The Court's use of the phrase final opportunity signals an escalating impatience with the pace of implementation — and an implicit warning that further non-compliance will be treated with commensurate judicial seriousness. With a three-month timeline now set, the Board's constitution will be a test of the Union Government's genuine commitment to road safety governance reform.
Uttar Pradesh Motor Vehicles Act Cases — Court Seeks Revival Details
Abated Prosecutions and the Question of Legal Accountability
In relation to the Uttar Pradesh legislation under which prosecutions under the Motor Vehicles Act stood abated before a cut-off date, the Court noted the State's April 8, 2026 ordinance seeking revival of previously abated non-compoundable cases. Observing that the issue required further deliberation, the Court directed the State to provide details on how many cases would be revived and the mechanism for doing so.
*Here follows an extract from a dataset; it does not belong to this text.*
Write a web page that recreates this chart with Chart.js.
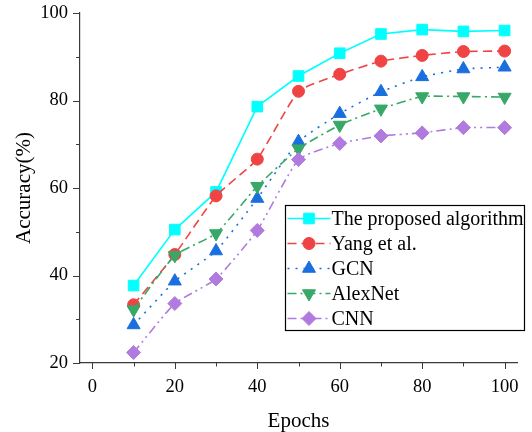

The Uttar Pradesh Motor Vehicles Act prosecution issue adds a crucial legal accountability dimension to the Supreme Court's road safety oversight work. The abatement of prosecutions for traffic violations — which the state's April 2026 ordinance seeks to reverse — represents a weakening of the legal deterrence framework that is essential for road safety enforcement. When prosecutions are abated, the message to violators is that the legal consequences of traffic violations are negotiable rather than certain — an impression that fundamentally undermines the deterrent effect of traffic law.
The Court's direction for details on how many cases will be revived and through what mechanism signals an intent to ensure that the revival is substantive rather than nominal — that real accountability is restored, not merely announced.